17. Le mouvement syndical devra continuer de participer au débat sur l'avenir de la politique sociale en encourageant une conception de la société fondée sur la solidarité et permettant d'équilibrer parfaitement les intérêts des jeunes et des personnes âgées, des personnes en bonne santé et des malades, des femmes et des hommes.

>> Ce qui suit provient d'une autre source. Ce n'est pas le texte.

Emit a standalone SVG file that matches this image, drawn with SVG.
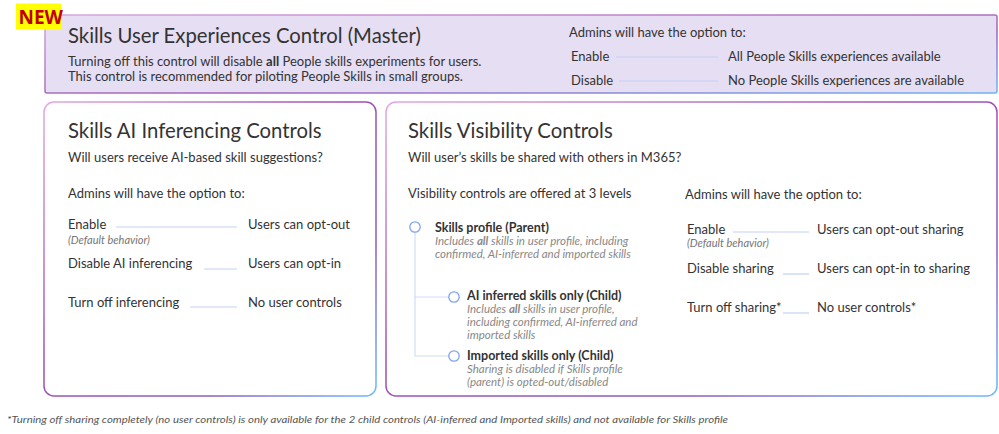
<svg xmlns="http://www.w3.org/2000/svg" width="999" height="434" viewBox="0 0 999 434">
<defs>
<linearGradient id="gMaster" x1="0" y1="0" x2="1" y2="1">
<stop offset="0" stop-color="#D9A6E0"/>
<stop offset="0.6" stop-color="#A463B8"/>
<stop offset="1" stop-color="#6FB3F5"/>
</linearGradient>
<linearGradient id="gBox" x1="0" y1="0" x2="1" y2="1">
<stop offset="0" stop-color="#E3A8E8"/>
<stop offset="0.45" stop-color="#A050B0"/>
<stop offset="0.75" stop-color="#8D5DC0"/>
<stop offset="1" stop-color="#6BBAFF"/>
</linearGradient>
<style>
text{font-family:Lato,"Noto Sans","DejaVu Sans",sans-serif;fill:#333}
.h{font-size:20.3px}
.b{font-size:13px}
.bb{font-size:12.5px;font-weight:bold}
.i{font-size:11px;font-style:italic;fill:#767676}
.ii{font-size:11.5px;font-style:italic;fill:#888}
.ln{stroke:#C2D2F5;stroke-width:1.2;fill:none}
.tree{stroke:#CFDDF8;stroke-width:1.2;fill:none}
.dot{fill:#fff;stroke:#7FA3EE;stroke-width:1.3}
</style>
</defs>

<g id="master">
<rect x="45" y="15" width="952" height="78" rx="2" fill="#E6DEF3" stroke="url(#gMaster)" stroke-width="1.5"/>
<text class="h" x="68" y="43">Skills User Experiences Control (Master)</text>
<text class="b" x="68" y="66">Turning off this control will disable <tspan font-weight="bold">all</tspan> People skills experiments for users.</text>
<text class="b" x="68" y="81">This control is recommended for piloting People Skills in small groups.</text>
<text class="b" x="569" y="37">Admins will have the option to:</text>
<text class="b" x="571" y="61">Enable</text>
<line class="ln" x1="616" y1="57" x2="718" y2="57"/>
<text class="b" x="728" y="61">All People Skills experiences available</text>
<text class="b" x="571" y="85">Disable</text>
<line class="ln" x1="619" y1="81" x2="718" y2="81"/>
<text class="b" x="728" y="85">No People Skills experiences are available</text>
</g>

<g id="new-badge">
<rect x="16" y="3.5" width="45" height="26" fill="#FFFF00"/>
<text x="18.5" y="24" style="font-family:'Noto Sans',sans-serif;font-size:19px;font-weight:bold;fill:#C00000">NEW</text>
</g>

<g id="ai-inferencing">
<rect x="44" y="102" width="332" height="294" rx="10" fill="#fff" stroke="url(#gBox)" stroke-width="1.5"/>
<text class="h" x="68" y="138">Skills AI Inferencing Controls</text>
<text class="b" x="68" y="162">Will users receive AI-based skill suggestions?</text>
<text class="b" x="68" y="198">Admins will have the option to:</text>
<text class="b" x="68" y="229">Enable</text>
<line class="ln" x1="116" y1="227" x2="237" y2="227"/>
<text class="b" x="248" y="229">Users can opt-out</text>
<text class="i" x="68" y="244">(Default behavior)</text>
<text class="b" x="68" y="268">Disable AI inferencing</text>
<line class="ln" x1="204" y1="269" x2="237" y2="269"/>
<text class="b" x="248" y="268">Users can opt-in</text>
<text class="b" x="68" y="307">Turn off inferencing</text>
<line class="ln" x1="190" y1="307" x2="237" y2="307"/>
<text class="b" x="248" y="307">No user controls</text>
</g>

<g id="visibility">
<rect x="386" y="102" width="611" height="294" rx="10" fill="#fff" stroke="url(#gBox)" stroke-width="1.5"/>
<text class="h" x="408" y="138">Skills Visibility Controls</text>
<text class="b" x="408" y="162">Will user’s skills be shared with others in M365?</text>
<text class="b" x="408" y="198">Visibility controls are offered at 3 levels</text>
</g>

<g id="connectors">
<path class="tree" d="M415 232 V356 H449 M415 297 H449"/>
</g>

<g id="skills-profile">
<circle class="dot" cx="415" cy="227" r="5.2"/>
<text class="bb" x="435" y="232">Skills profile (Parent)</text>
<text class="ii" x="435" y="245">Includes <tspan font-weight="bold">all</tspan> skills in user profile, including</text>
<text class="ii" x="435" y="258">confirmed, AI-inferred and imported skills</text>
</g>

<g id="ai-inferred-child">
<circle class="dot" cx="454" cy="297" r="5.2"/>
<text class="bb" x="467" y="300">AI inferred skills only (Child)</text>
<text class="ii" x="467" y="313">Includes <tspan font-weight="bold">all</tspan> skills in user profile,</text>
<text class="ii" x="467" y="326">including confirmed, AI-inferred and</text>
<text class="ii" x="467" y="339">imported skills</text>
</g>

<g id="imported-child">
<circle class="dot" cx="454" cy="356" r="5.2"/>
<text class="bb" x="467" y="360">Imported skills only (Child)</text>
<text class="ii" x="467" y="373">Sharing is disabled if Skills profile</text>
<text class="ii" x="467" y="386">(parent) is opted-out/disabled</text>
</g>

<g id="sharing-options">
<text class="b" x="685" y="199">Admins will have the option to:</text>
<text class="b" x="687" y="234">Enable</text>
<line class="ln" x1="733" y1="232" x2="809" y2="232"/>
<text class="b" x="817" y="234">Users can opt-out sharing</text>
<text class="i" x="687" y="247">(Default behavior)</text>
<text class="b" x="687" y="273">Disable sharing</text>
<line class="ln" x1="783" y1="274" x2="809" y2="274"/>
<text class="b" x="817" y="273">Users can opt-in to sharing</text>
<text class="b" x="687" y="312">Turn off sharing*</text>
<line class="ln" x1="783" y1="313" x2="809" y2="313"/>
<text class="b" x="817" y="312">No user controls*</text>
</g>

<g id="footnote">
<text x="7" y="423" textLength="721" lengthAdjust="spacingAndGlyphs" style="font-size:9.5px;font-style:italic;fill:#555">*Turning off sharing completely (no user controls) is only available for the 2 child controls (AI-inferred and Imported skills) and not available for Skills profile</text>
</g>
</svg>
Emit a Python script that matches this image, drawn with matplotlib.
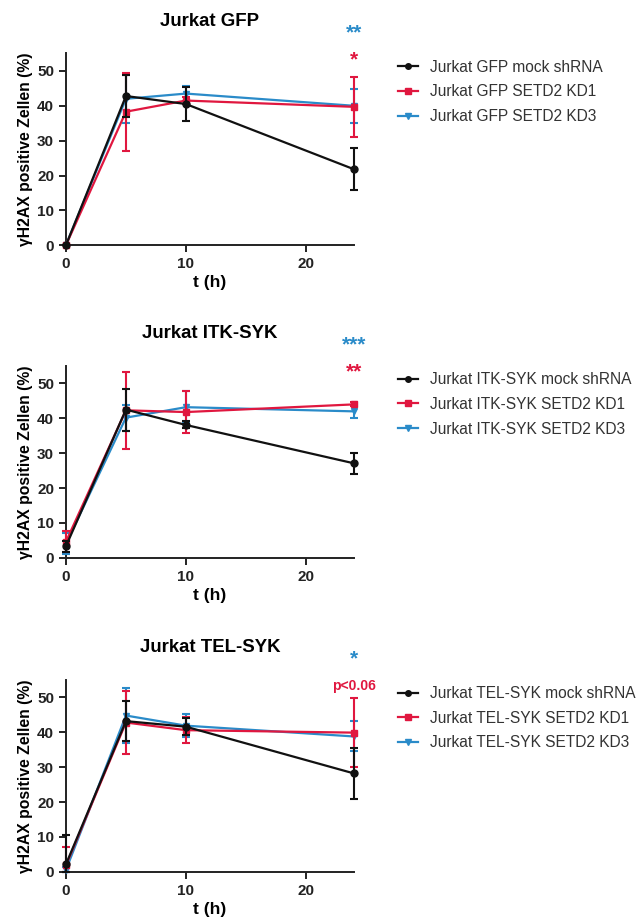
import matplotlib
matplotlib.use("Agg")
import matplotlib.pyplot as plt
from matplotlib.lines import Line2D

plt.rcParams["font.family"] = ["Liberation Sans", "DejaVu Sans"]

# time points (h)
t_hours = [0, 5, 10, 24]

# Jurkat GFP
gfp_mock = [0.0, 42.8, 40.5, 21.8]
gfp_mock_err = [0.0, 6.0, 5.0, 6.0]
gfp_kd1 = [0.0, 38.3, 41.5, 39.7]
gfp_kd1_err = [0.0, 11.2, 1.0, 8.6]
gfp_kd3 = [0.0, 42.0, 43.5, 40.0]
gfp_kd3_err = [0.0, 6.8, 2.2, 4.8]

# Jurkat ITK-SYK
itk_mock = [3.3, 42.5, 38.1, 27.1]
itk_mock_err = [1.5, 6.0, 1.0, 3.0]
itk_kd1 = [4.6, 42.3, 41.8, 44.0]
itk_kd1_err = [3.0, 11.0, 6.0, 0.6]
itk_kd3 = [4.0, 40.2, 43.2, 42.0]
itk_kd3_err = [3.0, 3.7, 4.5, 1.8]

# Jurkat TEL-SYK
tel_mock = [2.1, 43.2, 41.6, 28.2]
tel_mock_err = [8.5, 5.7, 2.5, 7.2]
tel_kd1 = [1.8, 42.8, 40.6, 39.9]
tel_kd1_err = [5.4, 8.9, 3.7, 9.8]
tel_kd3 = [0.5, 44.8, 41.9, 38.8]
tel_kd3_err = [1.0, 8.0, 3.3, 4.3]

panel_names = ["Jurkat GFP", "Jurkat ITK-SYK", "Jurkat TEL-SYK"]
sig_kd3 = ["**", "***", "*"]
sig_kd1 = ["*", "**", "p<0.06"]

BLACK = "#111111"
RED = "#E0173F"
BLUE = "#2A8BC9"


def draw_panel(ax, name, mock, mock_err, kd1, kd1_err, kd3, kd3_err, star3, star1):
    series = [
        (kd3, kd3_err, BLUE, "v", 3),
        (kd1, kd1_err, RED, "s", 4),
        (mock, mock_err, BLACK, "o", 5),
    ]
    for values, errors, color, marker, z in series:
        # bars are cut at the x axis, like in the original graph
        lower = [min(e, v) for v, e in zip(values, errors)]
        _, caps, bars = ax.errorbar(
            t_hours,
            values,
            yerr=[lower, errors],
            color=color,
            marker=marker,
            markersize=5,
            linewidth=1.6,
            elinewidth=1.5,
            capsize=3,
            capthick=1.5,
            zorder=z,
            clip_on=False,
        )
        for c in caps:
            c.set_clip_on(False)
        for b in bars:
            b.set_clip_on(False)

    handles = [
        Line2D([], [], color=BLACK, marker="o", markersize=4, linewidth=1.6),
        Line2D([], [], color=RED, marker="s", markersize=4, linewidth=1.6),
        Line2D([], [], color=BLUE, marker="v", markersize=4, linewidth=1.6),
    ]
    labels = [f"{name} mock shRNA", f"{name} SETD2 KD1", f"{name} SETD2 KD3"]
    ax.legend(
        handles,
        labels,
        loc="center left",
        bbox_to_anchor=(1.11, 0.80),
        frameon=False,
        fontsize=11.2,
        handlelength=1.3,
        handletextpad=0.75,
        labelspacing=0.62,
        labelcolor="#333333",
        borderpad=0.3,
    )

    ax.text(24, 61.0, star3, color=BLUE, ha="center", va="center",
            fontsize=15, fontweight="bold", clip_on=False)
    ax.text(24, 53.2, star1, color=RED, ha="center", va="center",
            fontsize=15 if star1.startswith("*") else 10,
            fontweight="bold", clip_on=False)

    ax.set_xlim(0, 24)
    ax.set_ylim(0, 55)
    ax.set_xticks([0, 10, 20])
    ax.set_yticks([0, 10, 20, 30, 40, 50])
    ax.spines["top"].set_visible(False)
    ax.spines["right"].set_visible(False)
    for side in ("left", "bottom"):
        ax.spines[side].set_linewidth(1.4)
        ax.spines[side].set_color("#222222")
    ax.tick_params(width=1.4, length=5, labelsize=11, colors="#222222")
    for lbl in ax.get_xticklabels() + ax.get_yticklabels():
        lbl.set_fontweight("bold")
    ax.set_xlabel("t (h)", fontsize=12.5, fontweight="bold", labelpad=3)
    ax.set_ylabel("γH2AX positive Zellen (%)", fontsize=11.3, fontweight="bold", labelpad=3)
    ax.set_title(name, fontsize=13.4, fontweight="bold", pad=20)


fig = plt.figure(figsize=(6.4, 9.22), dpi=100)
positions = [
    [0.103, 0.734, 0.450, 0.208],
    [0.103, 0.395, 0.450, 0.208],
    [0.103, 0.0545, 0.450, 0.208],
]
panel_data = [
    (gfp_mock, gfp_mock_err, gfp_kd1, gfp_kd1_err, gfp_kd3, gfp_kd3_err),
    (itk_mock, itk_mock_err, itk_kd1, itk_kd1_err, itk_kd3, itk_kd3_err),
    (tel_mock, tel_mock_err, tel_kd1, tel_kd1_err, tel_kd3, tel_kd3_err),
]
for i, pos in enumerate(positions):
    ax = fig.add_axes(pos)
    draw_panel(ax, panel_names[i], *panel_data[i], sig_kd3[i], sig_kd1[i])

fig.savefig("out.png", dpi=100)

Cette conception doit être globale et ne pas comprendre des "intégrés" et des "exclus". Pour ce faire, il faut élaborer constamment de nouvelles idées de réforme car, avec l'évolution actuelle des conditions d'emploi, les systèmes ne vont pas dans le sens d'une telle conception. 

18. Les syndicats ont également un rôle essentiel à jouer pour faciliter le passage en douceur de la vie active à la retraite : 

- en multipliant et élargissant les possibilités de choix des travailleurs en matière de retraite ; 
- en négociant des modalités de passage de la vie active à la retraite modulées en fonction de l'âge (activité à temps partiel modulée en fonction de l'âge, mise au point de comptes de temps de travail destinés à faciliter la transition et de pactes d'emploi conclus au niveau de l'entreprise, entre les générations de travailleurs) ; 
- en contribuant à l'amélioration de l'hygiène et de la sécurité sur le lieu de travail ; 
- en luttant contre la discrimination à l'encontre des travailleurs âgés.
19. Dans le cadre des discussions relatives aux systèmes de retraite à plusieurs piliers, outre le développement du "pilier" du régime de pension public, il peut également s'avérer nécessaire de développer des idées pour encourager la participation des travailleurs à la formation d'actifs capitalisés (ce qui contribue à moyen et long terme à une politique de redistribution orientée et permet une plus grande égalité des richesses).